Take a walk along the hall that houses Fermilab’s linear accelerator, and you’ll see tall sets of brightly lit shelves that resemble fancy vending machines. But instead of snacks and beverages, they hold boxy structures that resemble gleaming car batteries. Arranged in neat columns and rows, these cells — known as Marx cells and installed during the last 36 months — have rejuvenated the aging Fermilab linear accelerator, or Fermilab Linac, and help guarantee its exceptional performance for the decade to come.
The installation of five new Marx modulators — each comprising 54 Marx cells — marks the conclusion of a five-year-long project to modernize critical components of the Linac. They replace equipment that had helped power accelerator components since the late 1960s.

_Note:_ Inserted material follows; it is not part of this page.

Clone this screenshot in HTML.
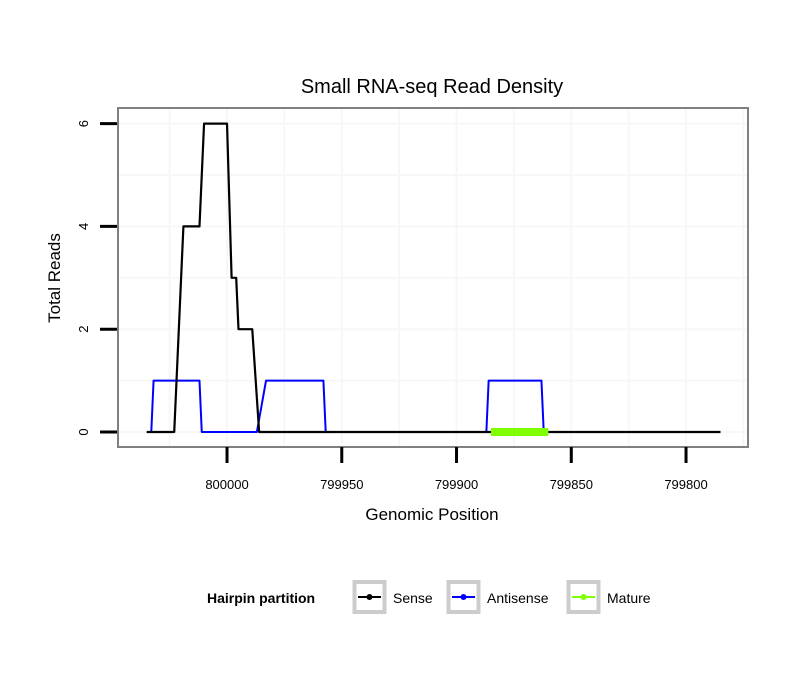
<!DOCTYPE html>
<html><head><meta charset="utf-8"><style>
body{margin:0;background:#fff;}
svg text{font-family:"Liberation Sans","DejaVu Sans",sans-serif;}
</style></head><body>
<svg id="chart" width="810" height="690" xmlns="http://www.w3.org/2000/svg">
<rect width="810" height="690" fill="#fff"/>
<text x="432" y="93" font-size="20" text-anchor="middle">Small RNA-seq Read Density</text>
<g id="grid"></g>
<g id="series"></g>
<rect x="118" y="108" width="630" height="339" fill="none" stroke="#808080" stroke-width="2"/>
<g id="axes"></g>
<text x="432" y="520" font-size="17" text-anchor="middle">Genomic Position</text>
<text transform="translate(60,278) rotate(-90)" font-size="17" text-anchor="middle">Total Reads</text>
<g>
<text x="207" y="603" font-size="14" font-weight="bold">Hairpin partition</text>
<g>
<rect x="354.5" y="582" width="30" height="30" fill="#fff" stroke="#ccc" stroke-width="4"/>
<line x1="358" y1="597" x2="381" y2="597" stroke="#000" stroke-width="2"/><circle cx="369.5" cy="597" r="3" fill="#000"/>
<text x="393" y="603" font-size="14">Sense</text></g>
<g>
<rect x="448.5" y="582" width="30" height="30" fill="#fff" stroke="#ccc" stroke-width="4"/>
<line x1="452" y1="597" x2="475" y2="597" stroke="#00f" stroke-width="2"/><circle cx="463.5" cy="597" r="3" fill="#00f"/>
<text x="487" y="603" font-size="14">Antisense</text></g>
<g>
<rect x="568.5" y="582" width="30" height="30" fill="#fff" stroke="#ccc" stroke-width="4"/>
<line x1="572" y1="597" x2="595" y2="597" stroke="#7fff00" stroke-width="2"/><circle cx="583.5" cy="597" r="3" fill="#7fff00"/>
<text x="607" y="603" font-size="14">Mature</text></g>
</g>
</svg>
<script>
const senseX=[800035,800023,800019,800012,800010,800000,799998,799996,799995,799989,799986,799785];
const senseY=[0,0,4,4,6,6,3,3,2,2,0,0];
const antiX=[800033,800032,800012,800011,799987,799983,799958,799957,799887,799886,799863,799862,799785];
const antiY=[0,1,1,0,0,1,1,0,0,1,1,0,0];
const matureX=[799885,799860];
const matureY=[0,0];
const xTicks=[800000,799950,799900,799850,799800];
const yTicks=[0,2,4,6];

const NS="http://www.w3.org/2000/svg";
const X0=118,X1=748,D0=800047.5,D1=799773;
const sx=v=>X0+(v-D0)/(D1-D0)*(X1-X0);
const sy=v=>432-v*51.4;
function mk(tag,attrs,parent){const e=document.createElementNS(NS,tag);for(const k in attrs)e.setAttribute(k,attrs[k]);parent.appendChild(e);return e;}
const grid=document.getElementById('grid'),axes=document.getElementById('axes'),ser=document.getElementById('series');
mk('rect',{x:118,y:108,width:630,height:339,fill:'#fff'},grid);
const xs=[];for(let i=0;i<xTicks.length;i++){xs.push(xTicks[i]);xs.push(xTicks[i]-25);}xs.push(xTicks[0]+25);
xs.forEach(v=>{const g=mk('line',{x1:sx(v),x2:sx(v),y1:108,y2:447,stroke:'#f7f7f7','stroke-width':2},grid);

});
for(let v=0;v<=6;v++){const g=mk('line',{x1:118,x2:748,y1:sy(v),y2:sy(v),stroke:'#f7f7f7','stroke-width':2},grid);

}
xTicks.forEach(v=>{const t=mk('line',{x1:sx(v),x2:sx(v),y1:447,y2:463,stroke:'#000','stroke-width':3},axes);


const l=mk('text',{x:sx(v),y:489,'font-size':13,'text-anchor':'middle'},axes);l.textContent=v;

});
yTicks.forEach(v=>{const t=mk('line',{x1:100,x2:117,y1:sy(v),y2:sy(v),stroke:'#000','stroke-width':3},axes);


const l=mk('text',{transform:`translate(88,${sy(v)}) rotate(-90)`,'font-size':13,'text-anchor':'middle'},axes);l.textContent=v;

});
function line(xa,ya,color,w,name){const p=mk('polyline',{points:xa.map((x,i)=>sx(x)+','+sy(ya[i])).join(' '),fill:'none',stroke:color,'stroke-width':w,'stroke-linejoin':'round'},ser);

}
line(antiX,antiY,'#00f',2,'antisense-line');
line(senseX,senseY,'#000',2.2,'sense-line');
line(matureX,matureY,'#7fff00',8,'mature-line');
</script>
</body></html>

“We needed a long-term replacement,” said Fermilab engineer Howie Pfeffer, who began designing the lab’s Marx modulator system in 2013. “We did a lot of modeling and experiments to see if the Marx structure would work. It wasn’t obvious that it would. And we determined that, yeah, we can do it. Along the way we built a number of circuits with smaller numbers of cells before committing to the full 54-cell modulators. Each circuit led us to important changes in the next.”
Most of the power that is fed to an accelerator is used to propel particles. The job of the modulator is to regulate those pulses of power — to shape them in a way that helps kick the particle beam forward at just the right time and right energies.
At Fermilab, the Marx modulators shape the pulses from a 5-million-watt amplifier, and the amplifier’s modulated power is used to accelerate protons in the Fermilab Linac. The specially formed waves propel the proton beam at a pulse rate of 15 times per second.
“The beam energy has to be exact, and most of the task of power regulation is to make sure that, as the particle beams accelerate through the Linac, they settle quickly to within one 10th of one percent of the accuracy level we want,” said Bill Pellico, leader of the Fermilab Proton Improvement Project, under which the Marx modulators were design and installed.
Capitalizing on the beam-tuning flexibility of the Marx modulators, Pfeffer and his engineering team perfectly filled the pulse prescription — a superfast, 350-microsecond pulse with a special shape specifically for injecting beam into the Linac. They also designed the modulators to make real-time corrections during the pulse, ensuring its shape would meet the accelerator’s stringent requirements. These machine learning capabilities enable the modulators to use past beam performance in improving pulse generation.
“This may be the first high-power Marx modulator with real-time pulse shaping feedback,” Pellico said.
The new modulators have improved regulation of the beam energy and also resulted in a nearly 50 percent savings in power over the older power-hungry modulators.
Marx modulators replace technology once common in analog radios and televisions — vacuum tube systems — with solid-state technology. Industry began using Marx modulators in the 1990s. Scientists, engineers and technicians have since developed a number of Marx modulators for particle accelerators, taking advantage of their efficient power use and better beam regulation.
“A lot of the old tubes in our accelerator had become obsolete. We couldn’t buy some of that stuff anymore,” Pellico said. “But now, we have not only a modern system, but also one where you can turn various cells on or off to modulate the power as desired. The design will have lots of applications in powering future particle accelerators — not just at Fermilab, but at other labs and facilities, too.”
The new, easy-to-maintain system enables the lab to generate easy-to-control particle beams, just one part of Fermilab’s effort to modernize its accelerator complex.
“Fermilab’s science program entirely depends on this working,” Pfeffer said. “It was a big responsibility. If we hadn’t gotten this work done, there’s no beam anywhere. So it feels great to see the Marx modulators completely installed and running. And thanks to our people who put it together, it’s the most beautiful circuit I’ve ever seen.”
The Proton Improvement Project is supported by the U.S. Department of Energy Office of Science.